Problem details: Omit all pictures, then retype the data exactly as given.

Data:
+-------+

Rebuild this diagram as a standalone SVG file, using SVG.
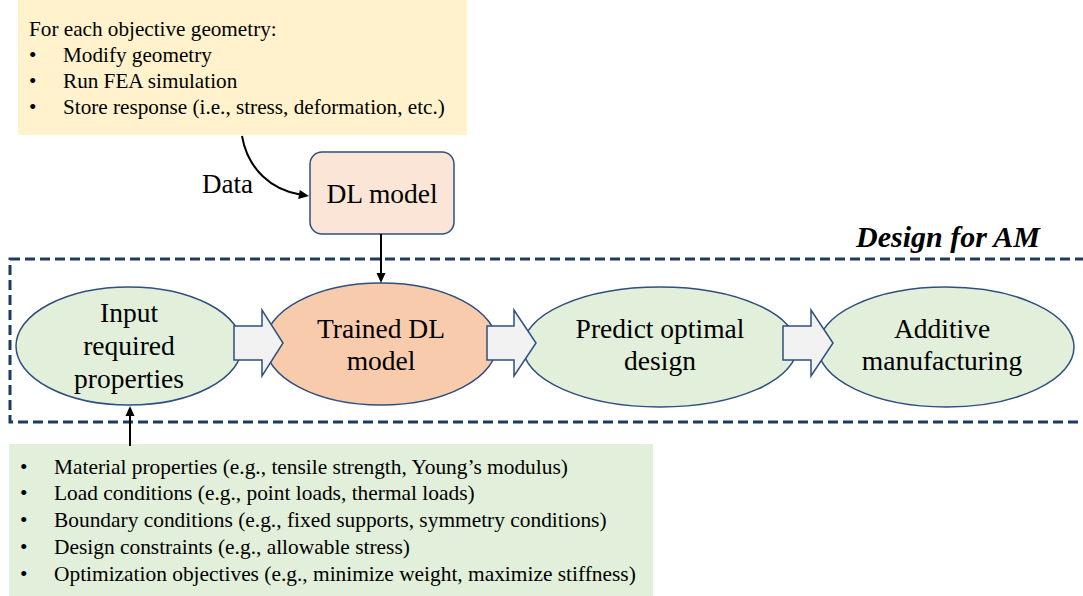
<svg xmlns="http://www.w3.org/2000/svg" width="1083" height="596" viewBox="0 0 1083 596">
<rect width="1083" height="596" fill="#fff"/>

<g id="fea-box" style="font-family:'Liberation Serif','Times New Roman',Tinos,serif;font-size:21.2px">
<rect x="18" y="0" width="449" height="135" fill="#FFF2CC"/>
<text x="29" y="36">For each objective geometry:</text>
<text x="29" y="62">•</text>
<text x="63" y="62">Modify geometry</text>
<text x="29" y="88">•</text>
<text x="63" y="88">Run FEA simulation</text>
<text x="29" y="114">•</text>
<text x="63" y="114">Store response (i.e., stress, deformation, etc.)</text>
</g>

<g id="dl-model" style="font-family:'Liberation Serif','Times New Roman',Tinos,serif;font-size:27.5px" text-anchor="middle">
<rect x="310" y="152" width="144" height="82" rx="12" fill="#FBE5D6" stroke="#2F4F7F" stroke-width="1.5"/>
<text x="382" y="203">DL model</text>
</g>

<g id="design-for-am" style="font-family:'Liberation Serif','Times New Roman',Tinos,serif">
<rect x="10" y="259" width="1090" height="163" fill="none" stroke="#203864" stroke-width="3" stroke-dasharray="10,5"/>
<text x="1040" y="247" font-size="30" font-weight="bold" font-style="italic" text-anchor="end">Design for AM</text>
</g>

<g id="input" style="font-family:'Liberation Serif','Times New Roman',Tinos,serif;font-size:27.5px" text-anchor="middle">
<ellipse cx="129" cy="346" rx="113" ry="59" fill="#E2EFDA" stroke="#2F4F7F" stroke-width="1.5"/>
<text x="129" y="322">Input</text>
<text x="129" y="355">required</text>
<text x="129" y="388">properties</text>
</g>

<g id="trained" style="font-family:'Liberation Serif','Times New Roman',Tinos,serif;font-size:27.5px" text-anchor="middle">
<ellipse cx="381" cy="344" rx="116" ry="61" fill="#F8CBAD" stroke="#2F4F7F" stroke-width="1.5"/>
<text x="381" y="338">Trained DL</text>
<text x="381" y="370">model</text>
</g>

<g id="predict" style="font-family:'Liberation Serif','Times New Roman',Tinos,serif;font-size:27.5px" text-anchor="middle">
<ellipse cx="660" cy="347" rx="137" ry="60" fill="#E2EFDA" stroke="#2F4F7F" stroke-width="1.5"/>
<text x="660" y="338">Predict optimal</text>
<text x="660" y="370">design</text>
</g>

<g id="additive" style="font-family:'Liberation Serif','Times New Roman',Tinos,serif;font-size:27.5px" text-anchor="middle">
<ellipse cx="946" cy="347" rx="128" ry="60" fill="#E2EFDA" stroke="#2F4F7F" stroke-width="1.5"/>
<text x="942" y="338">Additive</text>
<text x="942" y="370">manufacturing</text>
</g>

<g id="requirements" style="font-family:'Liberation Serif','Times New Roman',Tinos,serif;font-size:21.4px">
<rect x="9" y="444" width="644" height="152" fill="#E2EFDA"/>
<text x="20" y="474">•</text>
<text x="54" y="474">Material properties (e.g., tensile strength, Young’s modulus)</text>
<text x="20" y="500">•</text>
<text x="54" y="500">Load conditions (e.g., point loads, thermal loads)</text>
<text x="20" y="527">•</text>
<text x="54" y="527">Boundary conditions (e.g., fixed supports, symmetry conditions)</text>
<text x="20" y="554">•</text>
<text x="54" y="554">Design constraints (e.g., allowable stress)</text>
<text x="20" y="581">•</text>
<text x="54" y="581">Optimization objectives (e.g., minimize weight, maximize stiffness)</text>
</g>

<g id="connectors">
<path d="M242,136 C248,170 272,190 300,194.5" stroke="#000" stroke-width="2" fill="none"/>
<polygon points="309,196 298.2,198.9 299.8,189.9" fill="#000"/>
<text x="202" y="193" style="font-family:'Liberation Serif','Times New Roman',Tinos,serif;font-size:27px">Data</text>
<line x1="381" y1="234" x2="381" y2="274" stroke="#000" stroke-width="2"/>
<polygon points="381,283 376.5,273 385.5,273" fill="#000"/>
<line x1="130" y1="446" x2="130" y2="415" stroke="#000" stroke-width="2"/>
<polygon points="130,406 125.5,416 134.5,416" fill="#000"/>
<path d="M234,326 L262,326 L262,310 L283,343 L262,376 L262,360 L234,360 z" fill="#F2F2F2" stroke="#2F4F7F" stroke-width="1.5"/>
<path d="M487,326 L514,326 L514,310 L536,343 L514,376 L514,360 L487,360 z" fill="#F2F2F2" stroke="#2F4F7F" stroke-width="1.5"/>
<path d="M783,326 L811,326 L811,310 L833,343 L811,376 L811,360 L783,360 z" fill="#F2F2F2" stroke="#2F4F7F" stroke-width="1.5"/>
</g>
</svg>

+-------+

Complete response:
Rebuild this diagram as a standalone SVG file, using SVG.
<svg xmlns="http://www.w3.org/2000/svg" width="1083" height="596" viewBox="0 0 1083 596">
<rect width="1083" height="596" fill="#fff"/>

<g id="fea-box" style="font-family:'Liberation Serif','Times New Roman',Tinos,serif;font-size:21.2px">
<rect x="18" y="0" width="449" height="135" fill="#FFF2CC"/>
<text x="29" y="36">For each objective geometry:</text>
<text x="29" y="62">•</text>
<text x="63" y="62">Modify geometry</text>
<text x="29" y="88">•</text>
<text x="63" y="88">Run FEA simulation</text>
<text x="29" y="114">•</text>
<text x="63" y="114">Store response (i.e., stress, deformation, etc.)</text>
</g>

<g id="dl-model" style="font-family:'Liberation Serif','Times New Roman',Tinos,serif;font-size:27.5px" text-anchor="middle">
<rect x="310" y="152" width="144" height="82" rx="12" fill="#FBE5D6" stroke="#2F4F7F" stroke-width="1.5"/>
<text x="382" y="203">DL model</text>
</g>

<g id="design-for-am" style="font-family:'Liberation Serif','Times New Roman',Tinos,serif">
<rect x="10" y="259" width="1090" height="163" fill="none" stroke="#203864" stroke-width="3" stroke-dasharray="10,5"/>
<text x="1040" y="247" font-size="30" font-weight="bold" font-style="italic" text-anchor="end">Design for AM</text>
</g>

<g id="input" style="font-family:'Liberation Serif','Times New Roman',Tinos,serif;font-size:27.5px" text-anchor="middle">
<ellipse cx="129" cy="346" rx="113" ry="59" fill="#E2EFDA" stroke="#2F4F7F" stroke-width="1.5"/>
<text x="129" y="322">Input</text>
<text x="129" y="355">required</text>
<text x="129" y="388">properties</text>
</g>

<g id="trained" style="font-family:'Liberation Serif','Times New Roman',Tinos,serif;font-size:27.5px" text-anchor="middle">
<ellipse cx="381" cy="344" rx="116" ry="61" fill="#F8CBAD" stroke="#2F4F7F" stroke-width="1.5"/>
<text x="381" y="338">Trained DL</text>
<text x="381" y="370">model</text>
</g>

<g id="predict" style="font-family:'Liberation Serif','Times New Roman',Tinos,serif;font-size:27.5px" text-anchor="middle">
<ellipse cx="660" cy="347" rx="137" ry="60" fill="#E2EFDA" stroke="#2F4F7F" stroke-width="1.5"/>
<text x="660" y="338">Predict optimal</text>
<text x="660" y="370">design</text>
</g>

<g id="additive" style="font-family:'Liberation Serif','Times New Roman',Tinos,serif;font-size:27.5px" text-anchor="middle">
<ellipse cx="946" cy="347" rx="128" ry="60" fill="#E2EFDA" stroke="#2F4F7F" stroke-width="1.5"/>
<text x="942" y="338">Additive</text>
<text x="942" y="370">manufacturing</text>
</g>

<g id="requirements" style="font-family:'Liberation Serif','Times New Roman',Tinos,serif;font-size:21.4px">
<rect x="9" y="444" width="644" height="152" fill="#E2EFDA"/>
<text x="20" y="474">•</text>
<text x="54" y="474">Material properties (e.g., tensile strength, Young’s modulus)</text>
<text x="20" y="500">•</text>
<text x="54" y="500">Load conditions (e.g., point loads, thermal loads)</text>
<text x="20" y="527">•</text>
<text x="54" y="527">Boundary conditions (e.g., fixed supports, symmetry conditions)</text>
<text x="20" y="554">•</text>
<text x="54" y="554">Design constraints (e.g., allowable stress)</text>
<text x="20" y="581">•</text>
<text x="54" y="581">Optimization objectives (e.g., minimize weight, maximize stiffness)</text>
</g>

<g id="connectors">
<path d="M242,136 C248,170 272,190 300,194.5" stroke="#000" stroke-width="2" fill="none"/>
<polygon points="309,196 298.2,198.9 299.8,189.9" fill="#000"/>
<text x="202" y="193" style="font-family:'Liberation Serif','Times New Roman',Tinos,serif;font-size:27px">Data</text>
<line x1="381" y1="234" x2="381" y2="274" stroke="#000" stroke-width="2"/>
<polygon points="381,283 376.5,273 385.5,273" fill="#000"/>
<line x1="130" y1="446" x2="130" y2="415" stroke="#000" stroke-width="2"/>
<polygon points="130,406 125.5,416 134.5,416" fill="#000"/>
<path d="M234,326 L262,326 L262,310 L283,343 L262,376 L262,360 L234,360 z" fill="#F2F2F2" stroke="#2F4F7F" stroke-width="1.5"/>
<path d="M487,326 L514,326 L514,310 L536,343 L514,376 L514,360 L487,360 z" fill="#F2F2F2" stroke="#2F4F7F" stroke-width="1.5"/>
<path d="M783,326 L811,326 L811,310 L833,343 L811,376 L811,360 L783,360 z" fill="#F2F2F2" stroke="#2F4F7F" stroke-width="1.5"/>
</g>
</svg>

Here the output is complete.